Extract only the first line of the listing and every line after it up to and including the one with "x = np.arange(len(jahre))". Omit the pictures.

[Records with drawing code]
####################

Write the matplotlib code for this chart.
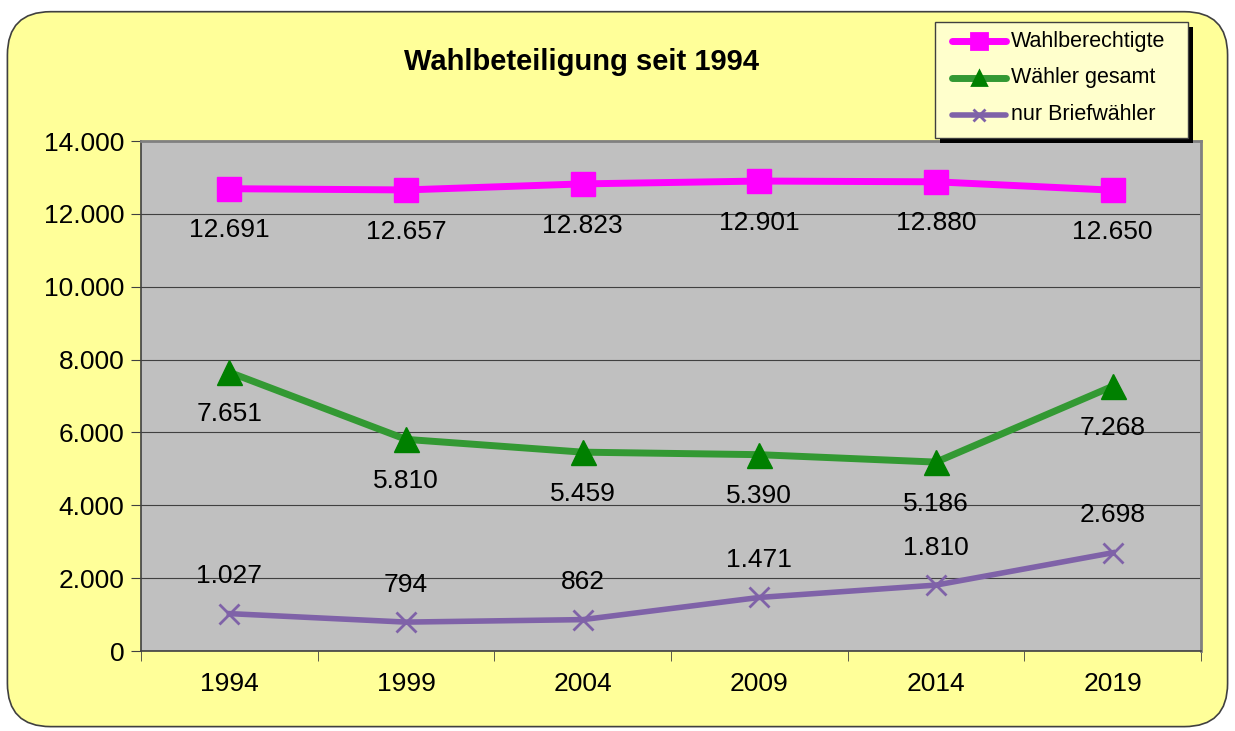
import numpy as np
import matplotlib.pyplot as plt
from matplotlib.patches import FancyBboxPatch, Rectangle

plt.rcParams['font.family'] = ['Liberation Sans', 'DejaVu Sans']

jahre = ["1994", "1999", "2004", "2009", "2014", "2019"]
wahlberechtigte = [12691, 12657, 12823, 12901, 12880, 12650]
waehler = [7651, 5810, 5459, 5390, 5186, 7268]
brief = [1027, 794, 862, 1471, 1810, 2698]


def fmt(v):
    return "{:,}".format(v).replace(",", ".")


fig = plt.figure(figsize=(12.35, 7.31), dpi=100)
fig.patch.set_facecolor("white")

# gelber Hintergrund mit runden Ecken
bg = FancyBboxPatch((0.006, 0.006), 0.988, 0.978, boxstyle="round,pad=0,rounding_size=0.035",
                    transform=fig.transFigure, facecolor="#FFFF99", edgecolor="#404040",
                    linewidth=1.2, mutation_aspect=1235 / 731, zorder=-5)
fig.patches.append(bg)

ax = fig.add_axes([0.1142, 0.1094, 0.8583, 0.6977])
ax.set_facecolor("#C0C0C0")
x = np.arange(len(jahre))

ax.plot(x, wahlberechtigte, color="#FF00FF", lw=5, marker="s", ms=17, zorder=3)
ax.plot(x, waehler, color="#339933", lw=5, marker="^", ms=18, mfc="#008000", mec="#008000", zorder=3)
ax.plot(x, brief, color="#7F62A8", lw=4, marker="x", ms=14, mew=2, zorder=3)

for i in x:
    ax.annotate(fmt(wahlberechtigte[i]), (i, wahlberechtigte[i]), xytext=(0, -30),
                textcoords="offset points", ha="center", va="center", fontsize=19)
    ax.annotate(fmt(waehler[i]), (i, waehler[i]), xytext=(0, -30),
                textcoords="offset points", ha="center", va="center", fontsize=19)
    ax.annotate(fmt(brief[i]), (i, brief[i]), xytext=(0, 27),
                textcoords="offset points", ha="center", va="center", fontsize=19)

ax.set_xlim(-0.5, len(jahre) - 0.5)
ax.set_ylim(0, 14000)
ax.set_yticks(np.arange(0, 14001, 2000))
ax.set_yticklabels([fmt(v) for v in range(0, 14001, 2000)], fontsize=19)
ax.set_xticks(x)
ax.set_xticklabels(jahre, fontsize=19)
ax.set_xticks(np.arange(-0.5, len(jahre)), minor=True)
ax.tick_params(axis="x", which="major", length=0, pad=15)
ax.tick_params(axis="x", which="minor", length=7, direction="out", color="#404040")
ax.tick_params(axis="y", length=7, direction="out", color="#404040", pad=5)
ax.grid(axis="y", color="#404040", lw=0.8)
ax.set_axisbelow(True)
for s in ["top", "right"]:
    ax.spines[s].set_color("#808080")
    ax.spines[s].set_linewidth(2)
for s in ["left", "bottom"]:
    ax.spines[s].set_color("#404040")
    ax.spines[s].set_linewidth(1.2)

fig.text(0.471, 0.915, "Wahlbeteiligung seit 1994", ha="center", va="center",
         fontsize=21, fontweight="bold")

# Legende mit Schatten
lx, ly, lw, lh = 935 / 1235, 1 - 138 / 731, 253 / 1235, 116 / 731
fig.patches.append(Rectangle((lx + 5 / 1235, ly - 5 / 731), lw, lh, transform=fig.transFigure,
                             facecolor="black", edgecolor="none", zorder=4))
fig.patches.append(Rectangle((lx, ly), lw, lh, transform=fig.transFigure,
                             facecolor="#FFFFCC", edgecolor="#404040", lw=1, zorder=5))
eintraege = [("Wahlberechtigte", "#FF00FF", "s", "#FF00FF", 5, 11),
             ("Wähler gesamt", "#339933", "^", "#008000", 5, 10),
             ("nur Briefwähler", "#7F62A8", "x", "#7F62A8", 4, 8)]
for k, (name, c, m, mc, w, ms) in enumerate(eintraege):
    yy = 1 - (41 + k * 37) / 731
    fig.add_artist(plt.Line2D([952 / 1235, 1006 / 1235], [yy, yy], transform=fig.transFigure,
                              color=c, lw=w, solid_capstyle="round", zorder=6))
    fig.add_artist(plt.Line2D([979 / 1235], [yy], transform=fig.transFigure, marker=m,
                              ms=ms, color=mc, mew=2, lw=0, zorder=7))
    fig.text(1011 / 1235, yy, name, ha="left", va="center", fontsize=15.5, zorder=7)

fig.savefig("out.png", dpi=100, facecolor=fig.get_facecolor())
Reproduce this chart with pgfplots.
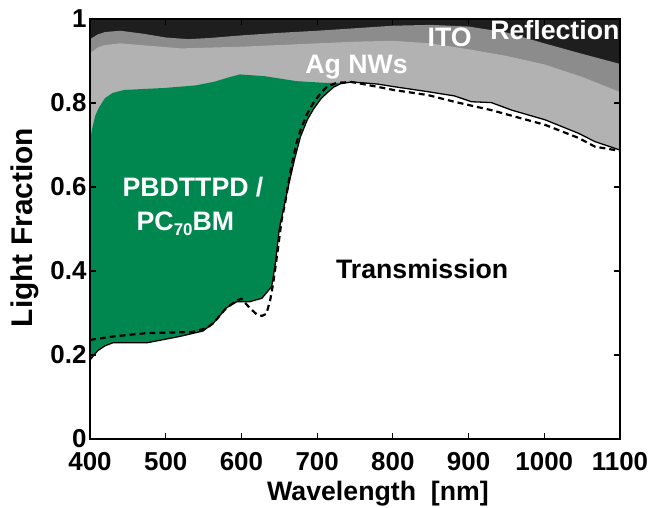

####################

Output of the exercise —
Write the matplotlib code for this chart.
import numpy as np
import matplotlib.pyplot as plt
from matplotlib.patches import FancyBboxPatch, Rectangle

plt.rcParams['font.family'] = ['Liberation Sans', 'DejaVu Sans']

jahre = ["1994", "1999", "2004", "2009", "2014", "2019"]
wahlberechtigte = [12691, 12657, 12823, 12901, 12880, 12650]
waehler = [7651, 5810, 5459, 5390, 5186, 7268]
brief = [1027, 794, 862, 1471, 1810, 2698]


def fmt(v):
    return "{:,}".format(v).replace(",", ".")


fig = plt.figure(figsize=(12.35, 7.31), dpi=100)
fig.patch.set_facecolor("white")

# gelber Hintergrund mit runden Ecken
bg = FancyBboxPatch((0.006, 0.006), 0.988, 0.978, boxstyle="round,pad=0,rounding_size=0.035",
                    transform=fig.transFigure, facecolor="#FFFF99", edgecolor="#404040",
                    linewidth=1.2, mutation_aspect=1235 / 731, zorder=-5)
fig.patches.append(bg)

ax = fig.add_axes([0.1142, 0.1094, 0.8583, 0.6977])
ax.set_facecolor("#C0C0C0")
x = np.arange(len(jahre))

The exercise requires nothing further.